Enhanced Dual-Mode Reciprocal Doherty Power Amplifier Using Modified Combining Load and Parameter Sweeping Analysis

This article presents a theoretical analysis and circuit design for an enhanced dual-mode reciprocal Doherty power amplifier (DM-RDPA). To achieve bandwidth enhancement, an improved combining load design strategy is proposed, providing more accurate back-off impedance across a wider target bandwidth. Additionally, a sweeping analysis method is developed to determine optimal design parameters. The enhanced combining load design space of the proposed DM-RDPA is visualized, providing an intuitive view of the appropriate impedance solution space. To validate this enhanced DM-RDPA architecture and the corresponding design analysis method, a prototype PA was designed and fabricated using commercial GaN transistors.
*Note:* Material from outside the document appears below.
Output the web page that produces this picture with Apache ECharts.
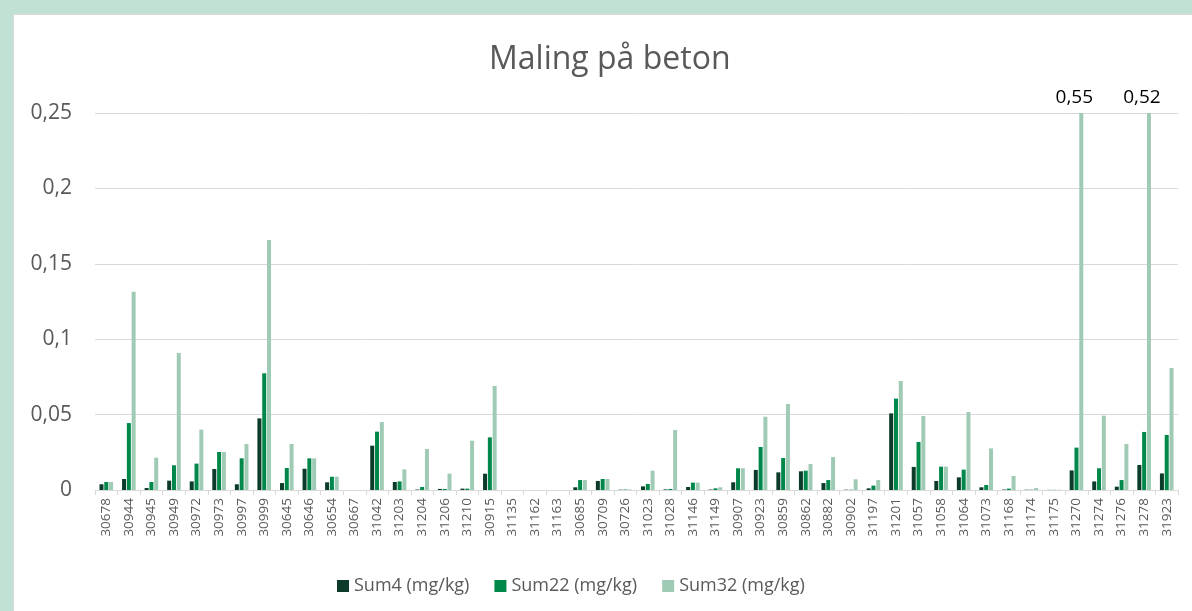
<!DOCTYPE html>
<html>
<head>
<meta charset="utf-8">
<script src="https://cdn.jsdelivr.net/npm/echarts@6/dist/echarts.min.js"></script>
<style>
  html, body { margin: 0; padding: 0; background: #c0e1d3; width: 1192px; height: 611px; overflow: hidden; }
  #panel { position: absolute; left: 13px; top: 14px; width: 1179px; height: 597px; background: #fff;
           border-left: 1px solid #d9d9d9; border-top: 1px solid #d9d9d9; box-sizing: border-box; }
  #chart { width: 1178px; height: 596px; }
</style>
</head>
<body>
<div id="panel"><div id="chart"></div></div>
<script>
// prøvesteder
const categories = ['30678','30944','30945','30949','30972','30973','30997','30999','30645','30646','30654','30667',
  '31042','31203','31204','31206','31210','30915','31135','31162','31163','30685','30709','30726','31023','31028',
  '31146','31149','30907','30923','30859','30862','30882','30902','31197','31201','31057','31058','31064','31073',
  '31168','31174','31175','31270','31274','31276','31278','31923'];

// Sum4 (mg/kg)
const sum4 = [0.0038,0.0073,0.0013,0.0062,0.0057,0.0139,0.0038,0.0475,0.0046,0.0141,0.0051,0,
  0.0294,0.0053,0.0003,0.0007,0.0009,0.0108,0,0,0,0.0018,0.006,0.0002,0.0024,0.0004,
  0.002,0.0003,0.0051,0.0133,0.0117,0.0124,0.0046,0.0002,0.0011,0.0508,0.0153,0.006,0.0084,0.0018,
  0.0003,0.0002,0.0001,0.013,0.0057,0.0022,0.0166,0.011];

// Sum22 (mg/kg)
const sum22 = [0.0053,0.0444,0.0053,0.0164,0.0175,0.0252,0.021,0.0774,0.0146,0.021,0.0088,0,
  0.0387,0.0057,0.002,0.0007,0.0009,0.0349,0,0,0,0.0066,0.0073,0.0003,0.004,0.0007,
  0.0049,0.0011,0.0144,0.0285,0.0212,0.0128,0.0066,0.0002,0.0029,0.0606,0.0318,0.0155,0.0135,0.0033,
  0.0009,0.0002,0.0001,0.0281,0.0144,0.0066,0.0385,0.0365];

// Sum32 (mg/kg)
const sum32 = [0.0053,0.1315,0.0214,0.0908,0.040,0.0252,0.0305,0.1658,0.0305,0.021,0.0088,0,
  0.0451,0.0137,0.0272,0.0108,0.0327,0.069,0,0,0,0.0066,0.0073,0.0003,0.0128,0.0398,
  0.0049,0.0018,0.0144,0.0486,0.057,0.0172,0.0219,0.0071,0.0066,0.0723,0.0491,0.0155,0.0517,0.0276,
  0.0093,0.0013,0.0002,0.55,0.0493,0.0305,0.52,0.0809];

const seriesNames = ['Sum4 (mg/kg)', 'Sum22 (mg/kg)', 'Sum32 (mg/kg)'];
const colors = ['#0c3b2a', '#00884a', '#9fcbb5'];

const yMax = 0.25;
const comma = v => String(v).replace('.', ',');

const chart = echarts.init(document.getElementById('chart'));

// verdier over aksen får etikett
const sum32Items = sum32.map(v => v > yMax ? {
  value: v,
  label: { show: true, position: 'top', distance: 6, offset: [-7, 0], formatter: p => comma(p.value),
           color: '#000', fontSize: 19, fontFamily: 'Open Sans' }
} : v);

const option = {
  textStyle: { fontFamily: 'Open Sans' },
  title: {
    text: 'Maling på beton',
    left: 470,
    top: 24,
    textStyle: { fontSize: 32, fontWeight: 'normal', color: '#595959', fontFamily: 'Open Sans' }
  },
  legend: {
    data: seriesNames,
    left: 318,
    top: 557,
    itemWidth: 12,
    itemHeight: 12,
    itemGap: 25,
    icon: 'rect',
    textStyle: { fontSize: 18, color: '#595959', fontFamily: 'Open Sans' }
  },
  grid: { left: 81, right: 14, top: 98, bottom: 121 },
  xAxis: {
    type: 'category',
    data: categories,
    axisLine: { lineStyle: { color: '#d9d9d9', width: 1 } },
    axisTick: { show: true, length: 5, lineStyle: { color: '#d9d9d9' } },
    axisLabel: { rotate: 90, interval: 0, fontSize: 13.5, color: '#595959', margin: 8 }
  },
  yAxis: {
    type: 'value',
    min: 0,
    max: yMax,
    interval: 0.05,
    axisLine: { show: false },
    axisTick: { show: false },
    splitLine: { lineStyle: { color: '#d9d9d9', width: 1 } },
    axisLabel: { fontSize: 21, color: '#595959', margin: 23, formatter: comma }
  },
  series: [
    { name: seriesNames[0], type: 'bar', data: sum4, barWidth: 4, barGap: '20%', itemStyle: { color: colors[0] } },
    { name: seriesNames[1], type: 'bar', data: sum22, barWidth: 4, barGap: '20%', itemStyle: { color: colors[1] } },
    { name: seriesNames[2], type: 'bar', data: sum32Items, barWidth: 4, barGap: '20%', itemStyle: { color: colors[2] } }
  ],
  animation: false
};

chart.setOption(option);
</script>
</body>
</html>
The implemented PA achieves two different Doherty operation bands: 0.95-1.9 GHz (66.7% fractional bandwidth) in Mode I and 0.67-0.93 GHz (32.5% fractional bandwidth) in Mode II. Drain efficiency of 47.3%-62.2% and 44.7%-62.1% is obtained by the fabricated DPA at 6 dB back-off in Mode I and Mode II, respectively. When driven by a 20 MHz modulated signal with 8 dB peak to average power ratio (PAPR), the fabricated DPA presents higher than 42% average efficiency in both Mode I and Mode II.